We turned around and went home. I skinned and dismembered the hare. I was accustomed to skinning and butchering animals because of my childhood circumstances. After this was done, we froze the meat. However, it felt a little stingy to feed 30 persons with one single hare so we bought a few pieces of meat as well. As it turned out, this additional meat was completely unnecessary. One day before we were supposed to have the dinner for the seniors, a duck flew up in front of our car and threw itself to its death against the radiator. God provided meat for us. Everyone ate and thought it tasted very good. When the pensioners had finished eating, we told them about how we got hold of the meat.


Sven and Lars-Ivar in the Skå Church 1967

It was a very valuable experience to be an evangelist on the Mälar Islands.
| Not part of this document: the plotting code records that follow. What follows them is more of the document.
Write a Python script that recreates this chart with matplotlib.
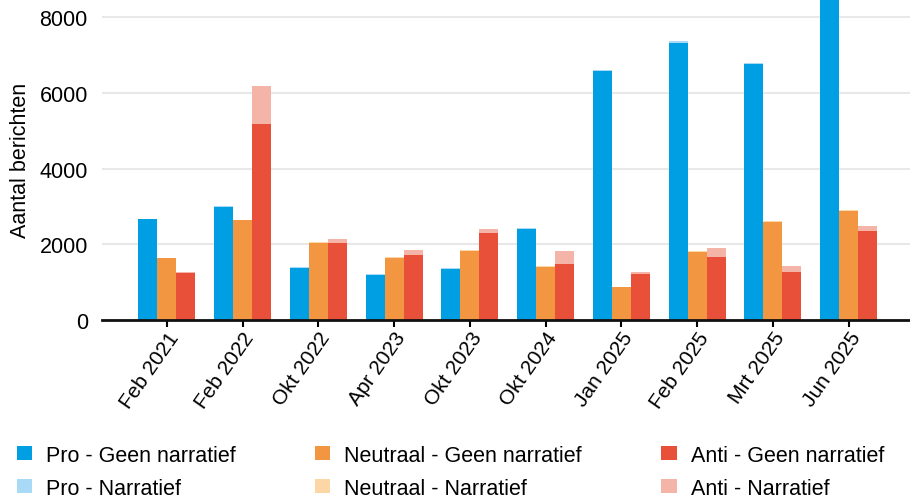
import numpy as np
import matplotlib
matplotlib.use('Agg')
import matplotlib.pyplot as plt

periods = ['Feb 2021', 'Feb 2022', 'Okt 2022', 'Apr 2023', 'Okt 2023',
           'Okt 2024', 'Jan 2025', 'Feb 2025', 'Mrt 2025', 'Jun 2025']

# per stance: "geen narratief" base + "narratief" on top
pro_geen = [2660, 2990, 1380, 1200, 1350, 2400, 6580, 7320, 6770, 9000]
pro_narr = [10, 20, 25, 10, 20, 20, 30, 50, 25, 30]
neu_geen = [1630, 2630, 2040, 1650, 1830, 1410, 870, 1800, 2600, 2890]
neu_narr = [10, 10, 10, 15, 10, 10, 0, 15, 15, 15]
anti_geen = [1250, 5180, 2030, 1720, 2300, 1480, 1220, 1660, 1270, 2350]
anti_narr = [20, 1010, 110, 130, 105, 340, 50, 240, 160, 130]

colors = {
    'pro': ('#009FE3', '#A8DAF5'),
    'neu': ('#F39641', '#FDD6A5'),
    'anti': ('#E8503A', '#F4B4A8'),
}
names = {'pro': 'Pro', 'neu': 'Neutraal', 'anti': 'Anti'}
series = {'pro': (pro_geen, pro_narr),
          'neu': (neu_geen, neu_narr),
          'anti': (anti_geen, anti_narr)}

plt.rcParams['font.family'] = ['Liberation Sans', 'DejaVu Sans']

fig = plt.figure(figsize=(9.1, 5.02), dpi=100)
ax = fig.add_axes([101.7 / 910, 1 - 321 / 502, 1 - 101.7 / 910, 321 / 502])

x = np.arange(len(periods))
w = 0.25
handles = []
for k, key in enumerate(['pro', 'neu', 'anti']):
    geen, narr = series[key]
    c1, c2 = colors[key]
    pos = x + (k - 1) * w
    b1 = ax.bar(pos, geen, w, color=c1, zorder=2,
                label=f'{names[key]} - Geen narratief')
    b2 = ax.bar(pos, narr, w, bottom=geen, color=c2, zorder=2,
                label=f'{names[key]} - Narratief')
    handles += [b1, b2]

ax.set_xlim(-0.86, 9.81)
ax.set_ylim(0, 8480)
ax.set_yticks([0, 2000, 4000, 6000, 8000])
ax.yaxis.grid(True, color='#e8e8e8', lw=1.5, zorder=0)
ax.set_axisbelow(True)
for s in ['top', 'right', 'left']:
    ax.spines[s].set_visible(False)
ax.spines['bottom'].set_linewidth(2)
ax.spines['bottom'].set_color('#111111')
ax.spines['bottom'].set_zorder(3)
ax.tick_params(axis='y', length=0, labelsize=15.5, pad=10)
ax.tick_params(axis='x', length=5, width=1.5, labelsize=15, pad=1)
ax.set_xticks(x)
ax.set_xticklabels(periods, rotation=55, ha='right', rotation_mode='anchor')
ax.set_ylabel('Aantal berichten', fontsize=15.5, labelpad=6)

fig.legend(handles=handles, loc='lower left', bbox_to_anchor=(-0.003, -0.034),
           ncol=3, frameon=False, fontsize=15.5, handlelength=0.7,
           handleheight=0.6, handletextpad=0.65, columnspacing=3.7,
           labelspacing=0.55)

fig.savefig('out.png', dpi=100)
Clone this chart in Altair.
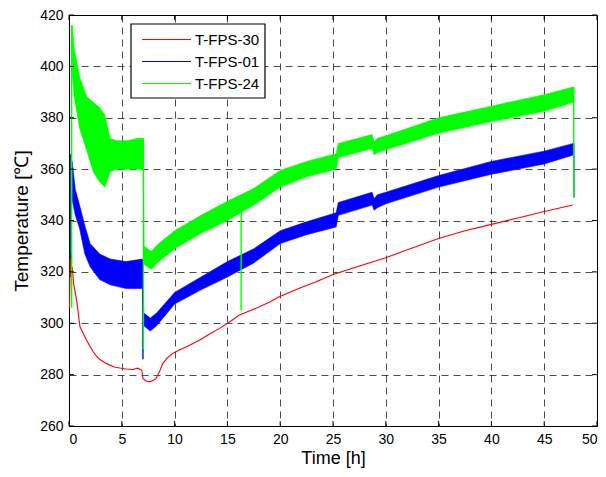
import altair as alt
import pandas as pd

SERIES = ["T-FPS-30", "T-FPS-01", "T-FPS-24"]
COLORS = ["#ff0000", "#0000ff", "#00ff00"]

# T-FPS-30 (red): thin line
red_t = [0.05, 0.12, 0.2, 0.3, 0.45, 0.72, 1.04, 1.35, 1.66, 2.0, 2.29, 2.6, 2.92, 3.4,
         3.86, 4.3, 4.8, 5.4, 6.05, 6.5, 6.9, 7.0, 7.3, 7.63, 8.0, 8.25, 8.6, 8.88, 9.3,
         9.82, 10.4, 11.08, 12.34, 13.3, 14.22, 15.2, 16.1, 17.0, 17.98, 19.0, 19.87,
         21.75, 23.4, 25.0, 27.5, 30.0, 32.5, 35.0, 37.5, 40.0, 42.5, 45.0, 47.7]
red_v = [306, 327, 318, 322, 315, 309, 298.6, 296, 293.4, 291, 288.9, 287.2, 285.9, 284.6,
         283.7, 283, 282.6, 282.2, 282, 282.5, 281.7, 278.5, 277.5, 277.2, 277.8, 278.5, 281.5,
         284.3, 286.5, 288.2, 289.5, 290.8, 293.4, 295.8, 297.9, 300.5, 303.1, 304.7, 306.3,
         308.3, 310.2, 313.5, 316.2, 319, 322.3, 325.5, 329.3, 333, 336, 338.5, 341, 343.5, 346]

# T-FPS-01 (blue): noisy band, lower / upper envelope
blue_t = [0.3, 0.6, 1.0, 1.5, 2.0, 2.9, 3.9, 5.4, 6.95, 7.08, 7.7, 8.3, 10.0, 12.5, 15.0,
          17.5, 20.0, 22.5, 25.3, 25.5, 28.7, 28.9, 29.2, 30.0, 35.0, 40.0, 45.0, 47.75]
blue_lo = [348, 342, 337, 327, 322, 317, 315, 313.5, 313.5, 299, 297, 299, 307.5, 313, 318,
           323.5, 331, 334.5, 337.5, 342, 346, 344, 345, 346.5, 353, 358, 362, 365.5]
blue_hi = [363, 352, 346, 338, 331, 327, 325, 324, 325, 304, 302, 304, 312, 318, 324,
           329, 336, 339.5, 343, 347, 351, 348.5, 350, 351, 357.5, 363, 367, 370]

# T-FPS-24 (green): noisy band, lower / upper envelope
green_t = [0.3, 0.5, 1.0, 1.7, 2.3, 2.9, 3.4, 3.9, 4.5, 5.5, 6.5, 7.03, 7.1, 7.8, 8.5, 10.0,
           12.5, 15.0, 17.5, 20.0, 22.5, 25.3, 25.5, 28.7, 28.9, 29.2, 30.0, 35.0, 40.0,
           45.0, 47.75]
green_lo = [398, 388, 376, 367, 359, 355, 353, 359, 360, 360, 360, 360, 323, 321, 324, 329,
            335, 340, 346, 353, 357, 360, 364.5, 368, 365.5, 366.5, 367.5, 374, 378.5,
            382.5, 386]
green_hi = [416, 407, 396, 388, 386, 384, 381, 372, 371, 371, 372, 372, 330, 328, 331, 336,
            342, 347.5, 352.5, 359.5, 363, 366, 370, 373.5, 370.5, 372, 373, 380, 384.5,
            389, 392]

# isolated drops / spikes (series, time, low, high)
spike_series = ["T-FPS-01", "T-FPS-01", "T-FPS-01", "T-FPS-24", "T-FPS-24", "T-FPS-24", "T-FPS-24"]
spike_t = [0.18, 7.0, 47.8, 0.25, 7.05, 16.3, 47.8]
spike_lo = [325, 286, 349, 306, 290, 305, 349]
spike_hi = [366, 325, 370, 416, 372, 346, 392]

x_ticks = list(range(0, 51, 5))
y_ticks = list(range(260, 421, 20))

W, H = 528, 411
FONT = "Liberation Sans"

red_df = pd.DataFrame({"series": SERIES[0], "t": red_t, "v": red_v})
blue_df = pd.DataFrame({"series": SERIES[1], "t": blue_t, "lo": blue_lo, "hi": blue_hi})
green_df = pd.DataFrame({"series": SERIES[2], "t": green_t, "lo": green_lo, "hi": green_hi})
spk = pd.DataFrame({"series": spike_series, "t": spike_t, "lo": spike_lo, "hi": spike_hi})
xt = pd.DataFrame({"t": x_ticks})
yt = pd.DataFrame({"v": y_ticks})

xs = alt.Scale(domain=[0, 50], nice=False, zero=False)
ys = alt.Scale(domain=[260, 420], nice=False, zero=False)
color = alt.Color("series:N", scale=alt.Scale(domain=SERIES, range=COLORS), legend=None)

x_axis = alt.Axis(values=x_ticks, title="Time [h]", labelFontSize=14, titleFontSize=18,
                  labelPadding=6, titlePadding=3, tickSize=0, grid=True)
y_axis = alt.Axis(values=y_ticks, title="Temperature [℃]", labelFontSize=14, titleFontSize=19,
                  labelPadding=6, titlePadding=8, tickSize=0, grid=True)

red_line = alt.Chart(red_df).mark_line(strokeWidth=1.1).encode(
    x=alt.X("t:Q", scale=xs, axis=x_axis),
    y=alt.Y("v:Q", scale=ys, axis=y_axis),
    color=color,
    order="t:Q",
)

def band(df):
    return alt.Chart(df).mark_area(opacity=1, strokeWidth=0.6).encode(
        x=alt.X("t:Q", scale=xs),
        y=alt.Y("lo:Q", scale=ys),
        y2="hi:Q",
        color=color,
        stroke=alt.Stroke("series:N", scale=alt.Scale(domain=SERIES, range=COLORS), legend=None),
    )

def spikes(name):
    return alt.Chart(spk[spk["series"] == name]).mark_rule(strokeWidth=1.4).encode(
        x=alt.X("t:Q", scale=xs),
        y=alt.Y("lo:Q", scale=ys),
        y2="hi:Q",
        color=color,
    )

tick_b = alt.Chart(xt).mark_rule(color="black").encode(
    x=alt.X("t:Q", scale=xs), y=alt.value(H), y2=alt.value(H - 5))
tick_t = alt.Chart(xt).mark_rule(color="black").encode(
    x=alt.X("t:Q", scale=xs), y=alt.value(0), y2=alt.value(5))
tick_l = alt.Chart(yt).mark_rule(color="black").encode(
    y=alt.Y("v:Q", scale=ys), x=alt.value(0), x2=alt.value(5))
tick_r = alt.Chart(yt).mark_rule(color="black").encode(
    y=alt.Y("v:Q", scale=ys), x=alt.value(W), x2=alt.value(W - 5))

# legend box (pixel layout of the legend only)
LX0, LX1, LY0, LY1 = 62, 196, 9, 83
leg_box = alt.Chart(pd.DataFrame({"k": [0]})).mark_rect(
    fill="white", stroke="black", strokeWidth=1.2).encode(
    x=alt.value(LX0), x2=alt.value(LX1), y=alt.value(LY0), y2=alt.value(LY1))
leg_layers = [leg_box]
for i, name in enumerate(SERIES):
    ly = 24.5 + 22 * i
    d = pd.DataFrame({"series": [name], "row": [i]})
    leg_layers.append(alt.Chart(d).mark_rect(fill=COLORS[i], strokeWidth=0).encode(
        x=alt.value(73), x2=alt.value(122), y=alt.value(ly - 0.6), y2=alt.value(ly + 0.6)))
    leg_layers.append(alt.Chart(d).mark_text(
        align="left", baseline="middle", font=FONT, fontSize=15, color="black").encode(
        x=alt.value(126), y=alt.value(ly), text="series:N"))

chart = alt.layer(
    red_line, band(blue_df), spikes("T-FPS-01"), band(green_df), spikes("T-FPS-24"),
    tick_b, tick_t, tick_l, tick_r, *leg_layers,
).properties(
    width=W, height=H,
    autosize=alt.AutoSizeParams(type="none"),
    padding={"left": 61, "top": 7, "right": 1, "bottom": 43},
    background="white",
).configure_view(
    stroke="black", strokeWidth=1,
).configure_axis(
    labelFont=FONT, titleFont=FONT, labelColor="black", titleColor="black",
    titleFontWeight="normal", domainColor="black", domainWidth=1,
    gridColor="black", gridOpacity=0.7, gridDash=[7, 5], gridWidth=1,
)

chart.save("out.html", embed_options={"renderer": "svg", "actions": False})
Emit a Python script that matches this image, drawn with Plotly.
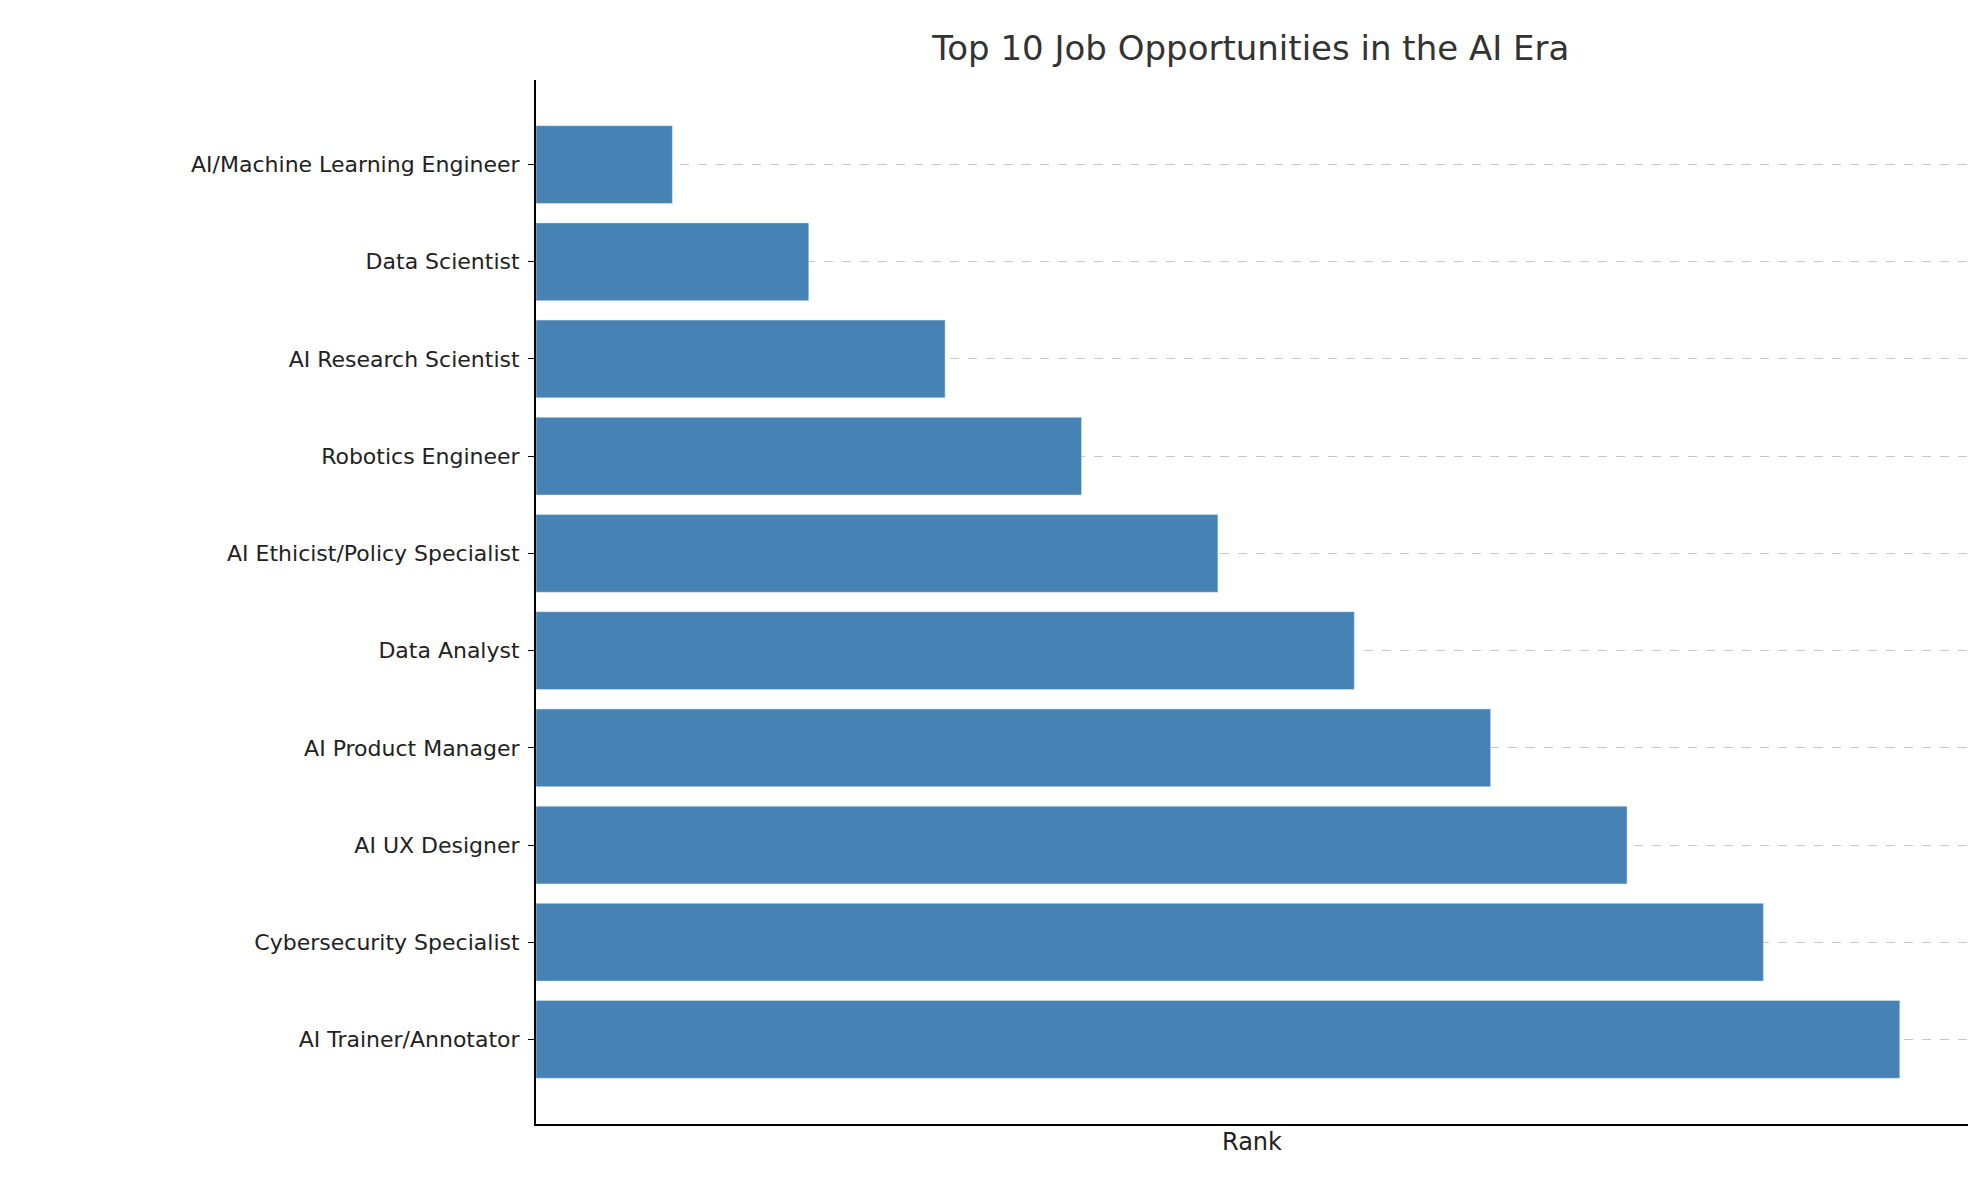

Lars -Ivar Nilsson and I were there for almost a year. Lars-Ivar went on to pursue a position as a youth pastor in Trollhättan. I myself got a phone call from Sven O Svensson who wanted me to come and be a youth pastor at the Elim Church in Örebro. I replied that I had to consider whether this was in accordance with God's will. "How much time do you need?" Sven O Svensson asked me. "Give me two weeks." I replied.

When the two weeks had passed, I’d arranged meetings held in tents at a location in Uppland. I stayed with the pastor and one day he came and said with respect, "It's the phone for you. Sven O Svensson wants to talk with you." "What does the Lord say now?" Sven O Svensson asked me. "He says that to be a youth pastor in Örebro is not in accordance with His will for me but that I should rather focus on preparing myself for a missionary service." The phone was silent but after a while he said: "If you ever change your mind, let me know." He probably wasn’t very used to someone turning his offer down.